Exercise aim
Leave out any picture and return the remaining listing below exactly as given.

— Begin Data extract —

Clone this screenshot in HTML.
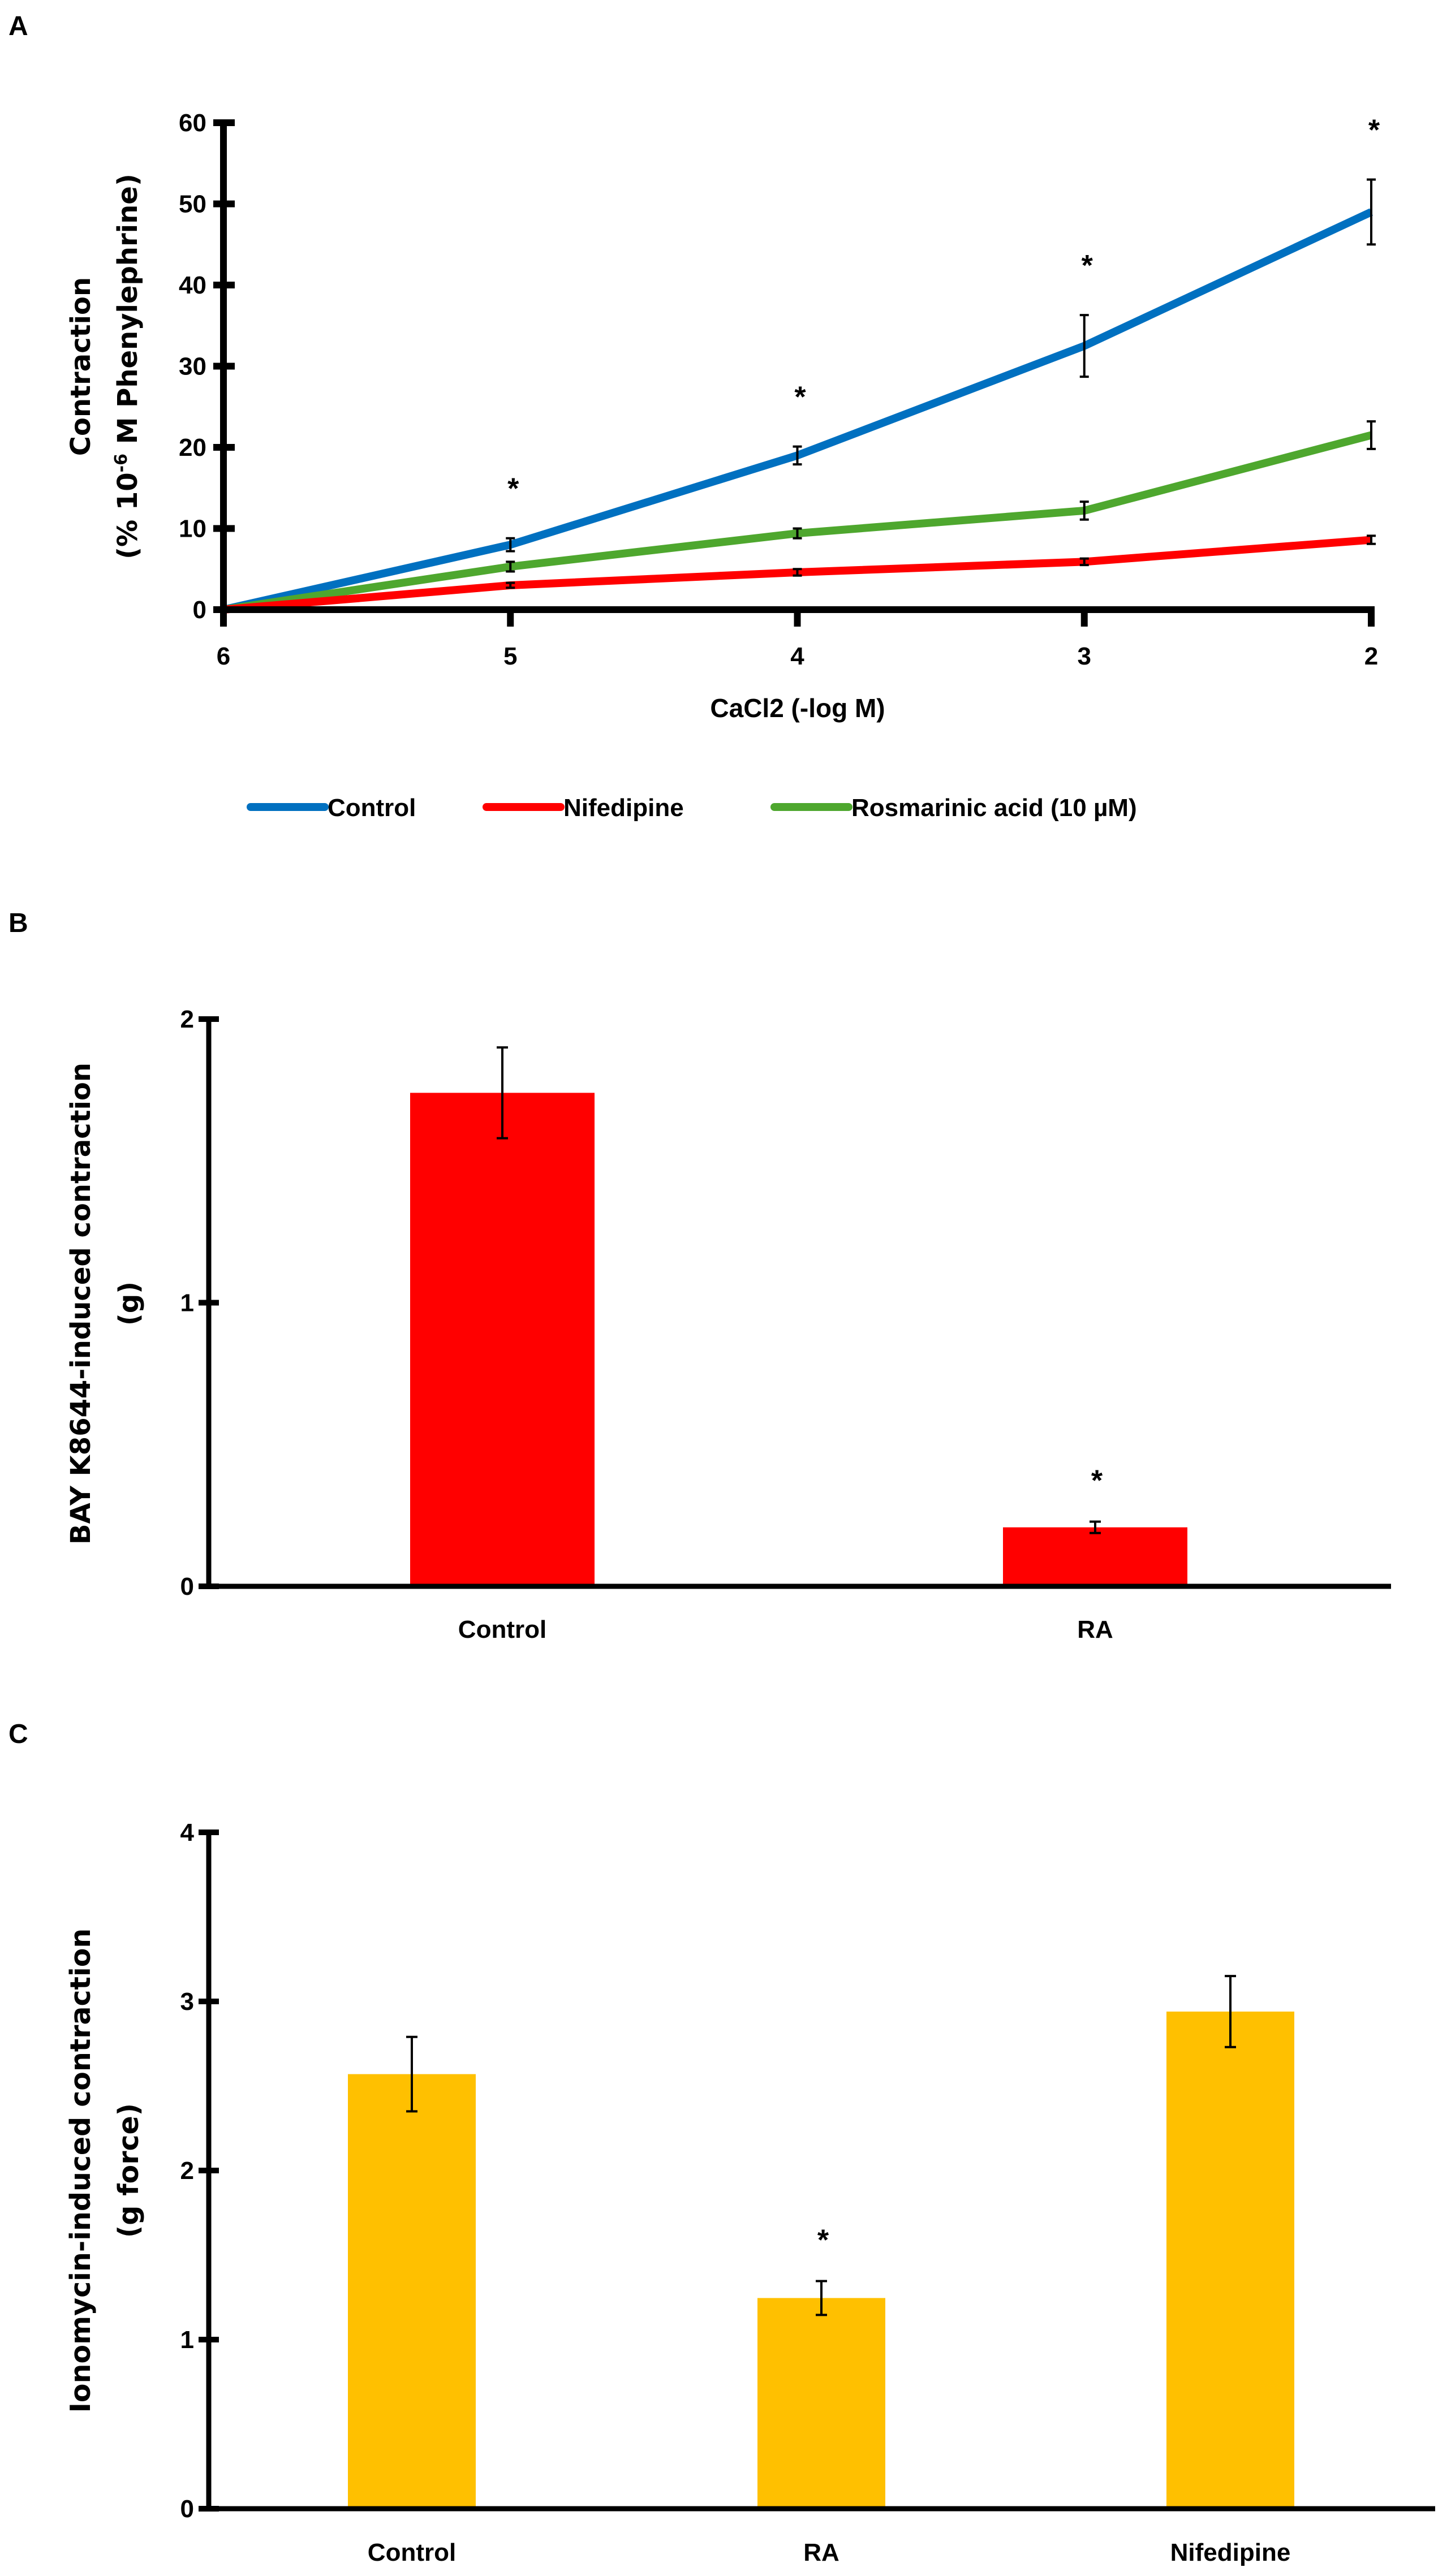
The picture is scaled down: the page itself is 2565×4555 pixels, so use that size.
<!DOCTYPE html>
<html><head><meta charset="utf-8"><style>
html,body{margin:0;padding:0;background:#fff}
svg{display:block}
text{font-family:"Liberation Sans",sans-serif;font-weight:bold;fill:#000}
.yt{font-family:"DejaVu Sans","Liberation Sans",sans-serif}
</style></head><body>
<svg id="fig" width="2565" height="4555" viewBox="0 0 2565 4555" xmlns="http://www.w3.org/2000/svg">
<g id="A"></g>
<g id="B"></g>
<g id="C"></g>
</svg>
<script>
// Panel A data
const aCats = [6,5,4,3,2];
const aTicks = [0,10,20,30,40,50,60];
const aControl = [0,8,19,32.5,49];
const aControlErr = [0,0.8,1.1,3.8,4];
const aNif = [0,3,4.6,5.9,8.6];
const aNifErr = [0,0.3,0.4,0.4,0.5];
const aRA = [0,5.3,9.4,12.2,21.5];
const aRAErr = [0,0.6,0.6,1.1,1.7];
const aStars = [false,true,true,true,true];
// Panel B data
const bCats = ["Control","RA"];
const bVals = [1.74,0.208];
const bErr = [0.16,0.02];
const bStars = [false,true];
const bTicks = [0,1,2];
// Panel C data
const cCats = ["Control","RA","Nifedipine"];
const cVals = [2.57,1.246,2.94];
const cErr = [0.22,0.1,0.21];
const cStars = [false,true,false];
const cTicks = [0,1,2,3,4];

const NS="http://www.w3.org/2000/svg";
function mk(parent,tag,attrs,txt){const e=document.createElementNS(NS,tag);for(const k in attrs)e.setAttribute(k,attrs[k]);if(txt!==undefined)e.textContent=txt;parent.appendChild(e);return e;}

// ---- Panel A
(function(){
const g=document.getElementById('A');
const x0=395,x1=2424,y0=1078,y1=217;
const xs=i=>x0+(x1-x0)*i/(aCats.length-1);
const ys=v=>y0-(y0-y1)*v/60;
let t=mk(g,'text',{x:15,y:62,'font-size':48});t.textContent='A';


const series=[[aControl,aControlErr,'#0070C0','control'],[aRA,aRAErr,'#4EA72E','rosmarinic-acid'],[aNif,aNifErr,'#FF0000','nifedipine']];
series.forEach(s=>{
 const pts=s[0].map((v,i)=>xs(i)+','+ys(v)).join(' ');
 const pl=mk(g,'polyline',{points:pts,fill:'none',stroke:s[2],'stroke-width':14,'stroke-linejoin':'round'});
 
 
 s[0].forEach((v,i)=>{ if(i===0)return;
  const e=s[1][i];const x=xs(i);
  const eb=mk(g,'path',{d:`M${x},${ys(v+e)}V${ys(v-e)}M${x-8},${ys(v+e)}H${x+8}M${x-8},${ys(v-e)}H${x+8}`,stroke:'#000','stroke-width':4,fill:'none'});
  
  
 });
});
aStars.forEach((s,i)=>{ if(!s)return;
 const st=mk(g,'text',{x:xs(i)+5,y:ys(aControl[i]+aControlErr[i])-70,'font-size':52,'text-anchor':'middle'},'*');
 
 
});
const ax=mk(g,'path',{d:`M${x0},${y1-6}V${y0}H${x1}`,stroke:'#000','stroke-width':12,fill:'none'});


aTicks.forEach(v=>{
 mk(g,'rect',{x:x0-18,y:ys(v)-6,width:38,height:12,fill:'#000'});
 const tl=mk(g,'text',{x:x0-30,y:ys(v)+15,'font-size':44,'text-anchor':'end'},v);
 
 
});
aCats.forEach((c,i)=>{
 mk(g,'rect',{x:xs(i)-6,y:y0-6,width:12,height:36,fill:'#000'});
 const tl=mk(g,'text',{x:xs(i),y:1175,'font-size':44,'text-anchor':'middle'},c);
 
 
});
const xt=mk(g,'text',{x:1410,y:1268,'font-size':46,'text-anchor':'middle'},'CaCl2 (-log M)');


const yt=mk(g,'text',{class:'yt','font-size':48,'text-anchor':'middle',transform:'translate(159,648) rotate(-90)'});


mk(yt,'tspan',{x:0,y:0},'Contraction');
const sp=mk(yt,'tspan',{x:0,y:83},'(% 10');
mk(yt,'tspan',{dy:-18,'font-size':30},'-6');
mk(yt,'tspan',{dy:18},' M Phenylephrine)');
const leg=[['Control','#0070C0',443],['Nifedipine','#FF0000',860],['Rosmarinic acid (10 µM)','#4EA72E',1369]];
leg.forEach(l=>{
 const lg=mk(g,'g',{});
 
 
 mk(lg,'line',{x1:l[2],x2:l[2]+131,y1:1427,y2:1427,stroke:l[1],'stroke-width':14,'stroke-linecap':'round'});
 mk(lg,'text',{x:l[2]+136,y:1443,'font-size':44},l[0]);
});
})();

function barPanel(id,label,labY,cats,vals,errs,stars,ticks,color,cfg){
 const g=document.getElementById(id);
 const ys=v=>cfg.y0-(cfg.y0-cfg.yTop)*v/ticks[ticks.length-1];
 const lt=mk(g,'text',{x:15,y:labY,'font-size':48,'font-weight':'normal'},label);
 
 
 cats.forEach((c,i)=>{
  const cx=cfg.centers[i];
  const r=mk(g,'rect',{x:cx-cfg.bw/2,y:ys(vals[i]),width:cfg.bw,height:cfg.y0-ys(vals[i]),fill:color});
  
  
  const e=errs[i],v=vals[i];
  const eb=mk(g,'path',{d:`M${cx},${ys(v+e)}V${ys(v-e)}M${cx-10},${ys(v+e)}H${cx+10}M${cx-10},${ys(v-e)}H${cx+10}`,stroke:'#000','stroke-width':4,fill:'none'});
  
  
  if(stars[i]){
   const st=mk(g,'text',{x:cx+3,y:ys(v+e)-55,'font-size':52,'text-anchor':'middle'},'*');
   
   
  }
  const tl=mk(g,'text',{x:cx,y:cfg.labY,'font-size':44,'text-anchor':'middle'},c);
  
  
 });
 const ax=mk(g,'path',{d:`M${cfg.x0},${cfg.yTop-4}V${cfg.y0}H${cfg.xEnd}`,stroke:'#000','stroke-width':9,fill:'none'});
 
 
 ticks.forEach(v=>{
  mk(g,'rect',{x:cfg.x0-18,y:ys(v)-5,width:36,height:10,fill:'#000'});
  const tl=mk(g,'text',{x:cfg.x0-26,y:ys(v)+15,'font-size':44,'text-anchor':'end'},v);
  
  
 });
 const yt=mk(g,'text',{class:'yt','font-size':cfg.fs,'text-anchor':'middle',transform:`translate(${cfg.ytx},${cfg.yty}) rotate(-90)`});
 
 
 mk(yt,'tspan',{x:0,y:0},cfg.t1);
 mk(yt,'tspan',{x:0,y:cfg.gap},cfg.t2);
}
barPanel('B','B',1648,bCats,bVals,bErr,bStars,bTicks,'#FF0000',
 {x0:369,xEnd:2459,y0:2805,yTop:1802,centers:[888,1936],bw:326,labY:2896,ytx:159,yty:2305,gap:85,fs:48,t1:'BAY K8644-induced contraction',t2:'(g)'});
barPanel('C','C',3082,cCats,cVals,cErr,cStars,cTicks,'#FFC000',
 {x0:369,xEnd:2537,y0:4436,yTop:3240,centers:[728,1452,2175],bw:226,labY:4528,ytx:159,yty:3838,gap:85,fs:49,t1:'Ionomycin-induced contraction',t2:'(g force)'});
</script>
</body></html>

— End Data extract —

Solution for this problem
Clone this screenshot in HTML.
The picture is scaled down: the page itself is 2565×4555 pixels, so use that size.
<!DOCTYPE html>
<html><head><meta charset="utf-8"><style>
html,body{margin:0;padding:0;background:#fff}
svg{display:block}
text{font-family:"Liberation Sans",sans-serif;font-weight:bold;fill:#000}
.yt{font-family:"DejaVu Sans","Liberation Sans",sans-serif}
</style></head><body>
<svg id="fig" width="2565" height="4555" viewBox="0 0 2565 4555" xmlns="http://www.w3.org/2000/svg">
<g id="A"></g>
<g id="B"></g>
<g id="C"></g>
</svg>
<script>
// Panel A data
const aCats = [6,5,4,3,2];
const aTicks = [0,10,20,30,40,50,60];
const aControl = [0,8,19,32.5,49];
const aControlErr = [0,0.8,1.1,3.8,4];
const aNif = [0,3,4.6,5.9,8.6];
const aNifErr = [0,0.3,0.4,0.4,0.5];
const aRA = [0,5.3,9.4,12.2,21.5];
const aRAErr = [0,0.6,0.6,1.1,1.7];
const aStars = [false,true,true,true,true];
// Panel B data
const bCats = ["Control","RA"];
const bVals = [1.74,0.208];
const bErr = [0.16,0.02];
const bStars = [false,true];
const bTicks = [0,1,2];
// Panel C data
const cCats = ["Control","RA","Nifedipine"];
const cVals = [2.57,1.246,2.94];
const cErr = [0.22,0.1,0.21];
const cStars = [false,true,false];
const cTicks = [0,1,2,3,4];

const NS="http://www.w3.org/2000/svg";
function mk(parent,tag,attrs,txt){const e=document.createElementNS(NS,tag);for(const k in attrs)e.setAttribute(k,attrs[k]);if(txt!==undefined)e.textContent=txt;parent.appendChild(e);return e;}

// ---- Panel A
(function(){
const g=document.getElementById('A');
const x0=395,x1=2424,y0=1078,y1=217;
const xs=i=>x0+(x1-x0)*i/(aCats.length-1);
const ys=v=>y0-(y0-y1)*v/60;
let t=mk(g,'text',{x:15,y:62,'font-size':48});t.textContent='A';


const series=[[aControl,aControlErr,'#0070C0','control'],[aRA,aRAErr,'#4EA72E','rosmarinic-acid'],[aNif,aNifErr,'#FF0000','nifedipine']];
series.forEach(s=>{
 const pts=s[0].map((v,i)=>xs(i)+','+ys(v)).join(' ');
 const pl=mk(g,'polyline',{points:pts,fill:'none',stroke:s[2],'stroke-width':14,'stroke-linejoin':'round'});
 
 
 s[0].forEach((v,i)=>{ if(i===0)return;
  const e=s[1][i];const x=xs(i);
  const eb=mk(g,'path',{d:`M${x},${ys(v+e)}V${ys(v-e)}M${x-8},${ys(v+e)}H${x+8}M${x-8},${ys(v-e)}H${x+8}`,stroke:'#000','stroke-width':4,fill:'none'});
  
  
 });
});
aStars.forEach((s,i)=>{ if(!s)return;
 const st=mk(g,'text',{x:xs(i)+5,y:ys(aControl[i]+aControlErr[i])-70,'font-size':52,'text-anchor':'middle'},'*');
 
 
});
const ax=mk(g,'path',{d:`M${x0},${y1-6}V${y0}H${x1}`,stroke:'#000','stroke-width':12,fill:'none'});


aTicks.forEach(v=>{
 mk(g,'rect',{x:x0-18,y:ys(v)-6,width:38,height:12,fill:'#000'});
 const tl=mk(g,'text',{x:x0-30,y:ys(v)+15,'font-size':44,'text-anchor':'end'},v);
 
 
});
aCats.forEach((c,i)=>{
 mk(g,'rect',{x:xs(i)-6,y:y0-6,width:12,height:36,fill:'#000'});
 const tl=mk(g,'text',{x:xs(i),y:1175,'font-size':44,'text-anchor':'middle'},c);
 
 
});
const xt=mk(g,'text',{x:1410,y:1268,'font-size':46,'text-anchor':'middle'},'CaCl2 (-log M)');


const yt=mk(g,'text',{class:'yt','font-size':48,'text-anchor':'middle',transform:'translate(159,648) rotate(-90)'});


mk(yt,'tspan',{x:0,y:0},'Contraction');
const sp=mk(yt,'tspan',{x:0,y:83},'(% 10');
mk(yt,'tspan',{dy:-18,'font-size':30},'-6');
mk(yt,'tspan',{dy:18},' M Phenylephrine)');
const leg=[['Control','#0070C0',443],['Nifedipine','#FF0000',860],['Rosmarinic acid (10 µM)','#4EA72E',1369]];
leg.forEach(l=>{
 const lg=mk(g,'g',{});
 
 
 mk(lg,'line',{x1:l[2],x2:l[2]+131,y1:1427,y2:1427,stroke:l[1],'stroke-width':14,'stroke-linecap':'round'});
 mk(lg,'text',{x:l[2]+136,y:1443,'font-size':44},l[0]);
});
})();

function barPanel(id,label,labY,cats,vals,errs,stars,ticks,color,cfg){
 const g=document.getElementById(id);
 const ys=v=>cfg.y0-(cfg.y0-cfg.yTop)*v/ticks[ticks.length-1];
 const lt=mk(g,'text',{x:15,y:labY,'font-size':48,'font-weight':'normal'},label);
 
 
 cats.forEach((c,i)=>{
  const cx=cfg.centers[i];
  const r=mk(g,'rect',{x:cx-cfg.bw/2,y:ys(vals[i]),width:cfg.bw,height:cfg.y0-ys(vals[i]),fill:color});
  
  
  const e=errs[i],v=vals[i];
  const eb=mk(g,'path',{d:`M${cx},${ys(v+e)}V${ys(v-e)}M${cx-10},${ys(v+e)}H${cx+10}M${cx-10},${ys(v-e)}H${cx+10}`,stroke:'#000','stroke-width':4,fill:'none'});
  
  
  if(stars[i]){
   const st=mk(g,'text',{x:cx+3,y:ys(v+e)-55,'font-size':52,'text-anchor':'middle'},'*');
   
   
  }
  const tl=mk(g,'text',{x:cx,y:cfg.labY,'font-size':44,'text-anchor':'middle'},c);
  
  
 });
 const ax=mk(g,'path',{d:`M${cfg.x0},${cfg.yTop-4}V${cfg.y0}H${cfg.xEnd}`,stroke:'#000','stroke-width':9,fill:'none'});
 
 
 ticks.forEach(v=>{
  mk(g,'rect',{x:cfg.x0-18,y:ys(v)-5,width:36,height:10,fill:'#000'});
  const tl=mk(g,'text',{x:cfg.x0-26,y:ys(v)+15,'font-size':44,'text-anchor':'end'},v);
  
  
 });
 const yt=mk(g,'text',{class:'yt','font-size':cfg.fs,'text-anchor':'middle',transform:`translate(${cfg.ytx},${cfg.yty}) rotate(-90)`});
 
 
 mk(yt,'tspan',{x:0,y:0},cfg.t1);
 mk(yt,'tspan',{x:0,y:cfg.gap},cfg.t2);
}
barPanel('B','B',1648,bCats,bVals,bErr,bStars,bTicks,'#FF0000',
 {x0:369,xEnd:2459,y0:2805,yTop:1802,centers:[888,1936],bw:326,labY:2896,ytx:159,yty:2305,gap:85,fs:48,t1:'BAY K8644-induced contraction',t2:'(g)'});
barPanel('C','C',3082,cCats,cVals,cErr,cStars,cTicks,'#FFC000',
 {x0:369,xEnd:2537,y0:4436,yTop:3240,centers:[728,1452,2175],bw:226,labY:4528,ytx:159,yty:3838,gap:85,fs:49,t1:'Ionomycin-induced contraction',t2:'(g force)'});
</script>
</body></html>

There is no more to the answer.